- PROBLEM TO WORK ON
Retype nothing but the lines from the start of the material up to and including the line with "const GREEN = '#1aa048';". Pictures don't belong in the copy.
++++++++
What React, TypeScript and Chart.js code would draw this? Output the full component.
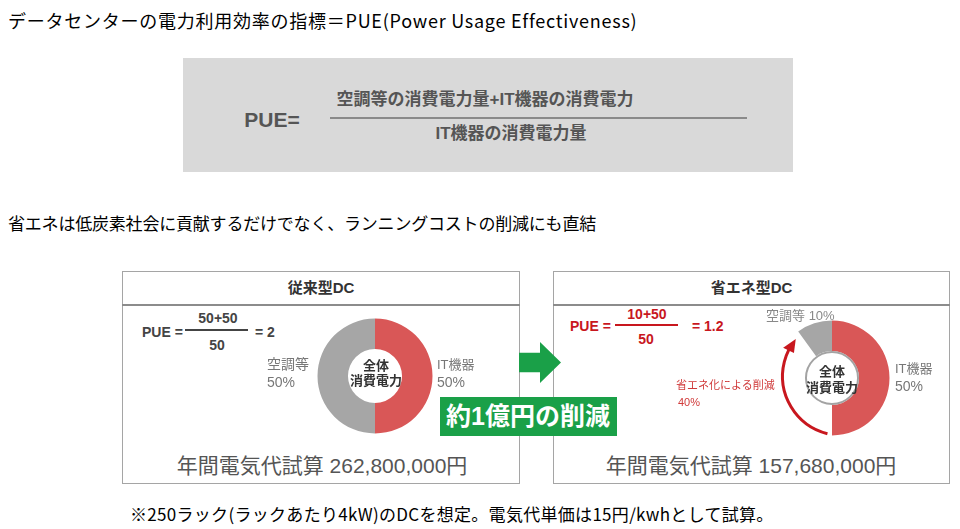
import React, { useEffect, useRef } from 'react';
import { Chart, registerables } from 'chart.js';

Chart.register(...registerables);

const JP = '"Noto Sans CJK JP", "Noto Sans", sans-serif';
const MIX = '"Liberation Sans", "Noto Sans CJK JP", sans-serif';

// ---- data ----
const conventionalLabels = ['IT機器', '空調等'];
const conventionalValues = [50, 50];
const efficientLabels = ['IT機器', '省エネ化による削減', '空調等'];
const efficientValues = [50, 40, 10];
const panelTitles = ['従来型DC', '省エネ型DC'];
const pueNumerators = ['50+50', '10+50'];
const pueDenominators = ['50', '50'];
const pueResults = ['= 2', '= 1.2'];
const annualCosts = ['262,800,000', '157,680,000'];
const reductionText = '約1億円の削減';

const RED = '#d95757';
const GRAY = '#a6a6a6';
const DARK_RED = '#c8171e';
const GREEN = '#1aa048';

const efficientOverlay = {
  id: 'efficientOverlay',
  afterDatasetsDraw(chart: any) {
    const arc = chart.getDatasetMeta(0).data[0];
    const { x, y, innerRadius, outerRadius } = arc.getProps(['x', 'y', 'innerRadius', 'outerRadius'], true);
    const ctx = chart.ctx;
    ctx.save();
    ctx.beginPath();
    ctx.arc(x, y, innerRadius - 1, 0, Math.PI * 2);
    ctx.strokeStyle = '#a3a3a3';
    ctx.lineWidth = 2;
    ctx.stroke();
    const ax = x + outerRadius * 0.17;
    const ay = y - outerRadius * 0.03;
    const r = outerRadius * 1.03;
    const d = Math.PI / 180;
    const a0 = 104 * d, a1 = 206 * d, aTip = 219 * d;
    ctx.beginPath();
    ctx.arc(ax, ay, r, a0, a1 + 1 * d);
    ctx.strokeStyle = DARK_RED;
    ctx.lineWidth = 3;
    ctx.stroke();
    const tx = ax + r * Math.cos(aTip), ty = ay + r * Math.sin(aTip);
    const bx = ax + r * Math.cos(a1), by = ay + r * Math.sin(a1);
    const nx = Math.cos(a1), ny = Math.sin(a1);
    const hw = 6;
    ctx.beginPath();
    ctx.moveTo(tx, ty);
    ctx.lineTo(bx + nx * hw, by + ny * hw);
    ctx.lineTo(bx - nx * hw, by - ny * hw);
    ctx.closePath();
    ctx.fillStyle = DARK_RED;
    ctx.fill();
    ctx.restore();
  },
};

function Donut(props: { labels: string[]; values: number[]; colors: string[]; cx: number; cy: number; plugins?: any[] }) {
  const ref = useRef<HTMLCanvasElement>(null);
  const size = 150;
  useEffect(() => {
    const chart = new Chart(ref.current as HTMLCanvasElement, {
      type: 'doughnut',
      data: {
        labels: props.labels,
        datasets: [{ data: props.values, backgroundColor: props.colors, borderWidth: 0 }],
      },
      options: {
        responsive: false,
        animation: false,
        events: [],
        radius: 57.5,
        cutout: '47%',
        layout: { padding: 0 },
        plugins: { legend: { display: false }, tooltip: { enabled: false } },
      } as any,
      plugins: props.plugins || [],
    });
    return () => chart.destroy();
  }, []);
  return (
    <canvas
      ref={ref}
      width={size}
      height={size}
      style={{ position: 'absolute', left: props.cx - size / 2, top: props.cy - size / 2, width: size, height: size }}
    />
  );
}

function T(props: { x: number; y: number; children: any; size: number; weight?: number; color?: string; align?: string; family?: string; style?: any }) {
  const tx = props.align === 'center' ? '-50%' : props.align === 'right' ? '-100%' : '0';
  return (
    <div
      style={{
        position: 'absolute',
        left: props.x,
        top: props.y,
        transform: `translate(${tx}, -50%)`,
        fontSize: props.size,
        fontWeight: props.weight || 400,
        color: props.color || '#000',
        fontFamily: props.family || JP,
        whiteSpace: 'nowrap',
        lineHeight: 1,
        ...(props.style || {}),
      }}
    >
      {props.children}
    </div>
  );
}

function Line(props: { x1: number; x2: number; y: number; color: string; w?: number }) {
  return <div style={{ position: 'absolute', left: props.x1, top: props.y - (props.w || 1.5) / 2, width: props.x2 - props.x1, height: props.w || 1.5, background: props.color }} />;
}

function Panel(props: { x: number; w: number; title: string }) {
  return (
    <>
      <div style={{ position: 'absolute', left: props.x, top: 271, width: props.w, height: 213, border: '1.5px solid #a5a5a5', boxSizing: 'border-box' }} />
      <Line x1={props.x} x2={props.x + props.w} y={305} color="#8c8c8c" w={2} />
      <T x={props.x + props.w / 2} y={287} size={15} weight={700} color="#333" align="center" family={MIX}>{props.title}</T>
    </>
  );
}

export default function App() {
  return (
    <div style={{ position: 'absolute', left: 0, top: 0, width: 960, height: 529, background: '#fff', overflow: 'hidden' }}>
      <T x={8} y={20} size={18} style={{ letterSpacing: '0.75px' }}>データセンターの電力利用効率の指標＝PUE(Power Usage Effectiveness)</T>

      <div style={{ position: 'absolute', left: 183, top: 58, width: 610, height: 114, background: '#d9d9d9' }} />
      <T x={272} y={119} size={21} weight={700} color="#555" align="center" family={MIX}>PUE=</T>
      <T x={485} y={99} size={17} weight={700} color="#555" align="center" family={MIX}>空調等の消費電力量+IT機器の消費電力</T>
      <Line x1={330} x2={747} y={118} color="#8a8a8a" w={1.5} />
      <T x={511} y={133} size={17} weight={700} color="#555" align="center" family={MIX}>IT機器の消費電力量</T>

      <T x={8} y={222} size={17} style={{ letterSpacing: '-0.2px' }}>省エネは低炭素社会に貢献するだけでなく、ランニングコストの削減にも直結</T>

      <Panel x={122} w={398} title={panelTitles[0]} />
      <Panel x={553} w={397} title={panelTitles[1]} />

      {/* conventional */}
      <T x={142} y={332} size={14} weight={700} color="#444" family={MIX}>PUE =</T>
      <T x={218} y={318} size={14} weight={700} color="#444" align="center" family={MIX}>{pueNumerators[0]}</T>
      <Line x1={185} x2={248} y={330} color="#444" w={1.5} />
      <T x={217} y={345} size={14} weight={700} color="#444" align="center" family={MIX}>{pueDenominators[0]}</T>
      <T x={255} y={332} size={14} weight={700} color="#444" family={MIX}>{pueResults[0]}</T>

      <Donut labels={conventionalLabels} values={conventionalValues} colors={[RED, GRAY]} cx={375} cy={376} />
      <T x={376} y={365} size={13} weight={700} color="#333" align="center" family={MIX}>全体</T>
      <T x={376} y={380} size={13} weight={700} color="#333" align="center" family={MIX}>消費電力</T>
      <T x={267} y={364} size={14} color="#777" family={MIX}>{conventionalLabels[1]}</T>
      <T x={267} y={382} size={14} color="#777" family={MIX}>{conventionalValues[1]}%</T>
      <T x={437} y={364} size={13} color="#777" family={MIX}>{conventionalLabels[0]}</T>
      <T x={437} y={382} size={14} color="#777" family={MIX}>{conventionalValues[0]}%</T>

      <T x={322} y={465} size={21} color="#555" align="center" family={MIX}>年間電気代試算 {annualCosts[0]}円</T>

      {/* efficient */}
      <T x={570} y={326} size={14} weight={700} color={DARK_RED} family={MIX}>PUE =</T>
      <T x={647} y={314} size={14} weight={700} color={DARK_RED} align="center" family={MIX}>{pueNumerators[1]}</T>
      <Line x1={615} x2={678} y={325} color={DARK_RED} w={1.5} />
      <T x={646} y={339} size={14} weight={700} color={DARK_RED} align="center" family={MIX}>{pueDenominators[1]}</T>
      <T x={692} y={326} size={14} weight={700} color={DARK_RED} family={MIX}>{pueResults[1]}</T>

      <Donut labels={efficientLabels} values={efficientValues} colors={[RED, 'rgba(0,0,0,0)', GRAY]} cx={832} cy={378} plugins={[efficientOverlay]} />
      <T x={832} y={371} size={13} weight={700} color="#333" align="center" family={MIX}>全体</T>
      <T x={832} y={387} size={13} weight={700} color="#333" align="center" family={MIX}>消費電力</T>
      <T x={766} y={315} size={13} color="#888" family={MIX}>{efficientLabels[2]} {efficientValues[2]}%</T>
      <T x={895} y={368} size={13} color="#777" family={MIX}>{efficientLabels[0]}</T>
      <T x={895} y={386} size={14} color="#777" family={MIX}>{efficientValues[0]}%</T>
      <T x={676} y={385} size={11} color="#d03a3a" family={MIX}>{efficientLabels[1]}</T>
      <T x={678} y={402} size={11} color="#d03a3a" family={MIX}>{efficientValues[1]}%</T>

      <T x={751} y={465} size={21} color="#555" align="center" family={MIX}>年間電気代試算 {annualCosts[1]}円</T>

      {/* arrow and banner */}
      <div style={{ position: 'absolute', left: 519, top: 342, width: 42, height: 41, background: GREEN, clipPath: 'polygon(0 26%, 50% 26%, 50% 0, 100% 50%, 50% 100%, 50% 74%, 0 74%)' }} />
      <div style={{ position: 'absolute', left: 440, top: 397, width: 177, height: 39, background: GREEN }} />
      <T x={528} y={416} size={25} weight={700} color="#fff" align="center" family={MIX}>{reductionText}</T>

      <T x={130} y={513} size={17} style={{ letterSpacing: '0.3px' }}>※250ラック(ラックあたり4kW)のDCを想定。電気代単価は15円/kwhとして試算。</T>
    </div>
  );
}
++++++++
- RESULT FOR THIS TASK
What React, TypeScript and Chart.js code would draw this? Output the full component.
import React, { useEffect, useRef } from 'react';
import { Chart, registerables } from 'chart.js';

Chart.register(...registerables);

const JP = '"Noto Sans CJK JP", "Noto Sans", sans-serif';
const MIX = '"Liberation Sans", "Noto Sans CJK JP", sans-serif';

// ---- data ----
const conventionalLabels = ['IT機器', '空調等'];
const conventionalValues = [50, 50];
const efficientLabels = ['IT機器', '省エネ化による削減', '空調等'];
const efficientValues = [50, 40, 10];
const panelTitles = ['従来型DC', '省エネ型DC'];
const pueNumerators = ['50+50', '10+50'];
const pueDenominators = ['50', '50'];
const pueResults = ['= 2', '= 1.2'];
const annualCosts = ['262,800,000', '157,680,000'];
const reductionText = '約1億円の削減';

const RED = '#d95757';
const GRAY = '#a6a6a6';
const DARK_RED = '#c8171e';
const GREEN = '#1aa048';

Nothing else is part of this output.